Last year the Boks lost out to Japan in the qualifying tournament, but the team have been growing in stature under the guidance of new coach Paul Delport.

Earlier this year they finished third in the Super7s Brisbane tournament, beating France in the playoffs. It was an incredible turnaround considering that the French outplayed the Boks during the Dubai Sevens Tournament last November.

Comley, who learned the basics of sevens rugby at Tuks, praised Delport for the sense of self-belief he’s starting to instil in the team. ‘He keeps on emphasising that as players we have got to learn to make the decisions at crucial moments during a game because what happens on the field is out of his hands. Our biggest challenge for the upcoming tournaments is going to be to execute what we practise daily to perfection during the games. If we can do so, we have a realistic chance of getting the results we want.’

Reaching the playoffs at the Commonwealth Games is going to be tough as South Africa are in the same group as Canada and Australia who are respectively ranked fourth and sixth in the world. South Africa is ranked 13th. Kenya, who is ranked 31st, is the fourth team in the group.

Ironically a few years back Comley didn’t even realise that women could play rugby.

‘I was a keen sprinter. Everything changed when I was at a festival with friends. A woman walked up to me and complimented me on my physique, saying that she can see that I’m strong and fast. She then asked whether I’d ever consider playing rugby. That was the first time I ever heard that women could play rugby.’

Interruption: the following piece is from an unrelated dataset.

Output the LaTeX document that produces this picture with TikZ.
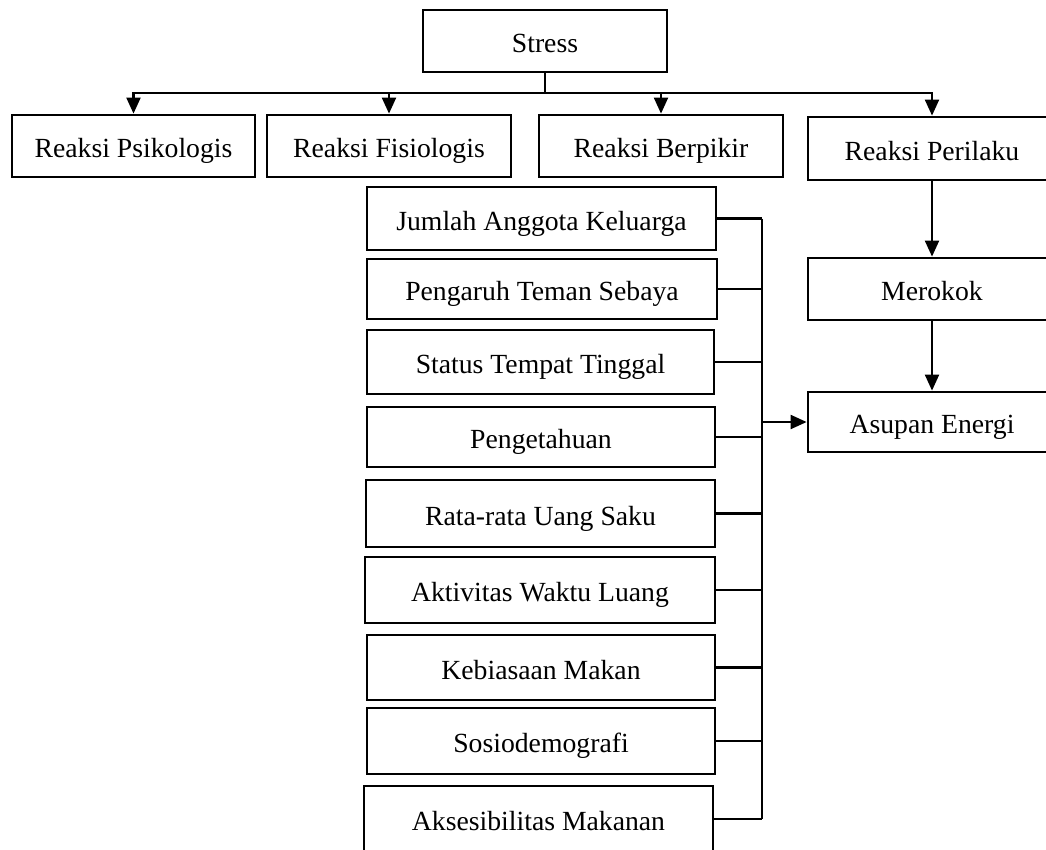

Never one to shy away from a good challenge, Comley decided to give it a go, and went to train with the Sharks team. She then got an offer to play for the Lions before being lured to the Blue Bulls.

It was Riaan van der Merwe, UP-Tuks coach, who suggested she also consider playing sevens rugby. ‘I jumped at the opportunity to play for Tuks as I knew they’ve got one of the best women’s sevens sides. I never regretted it.’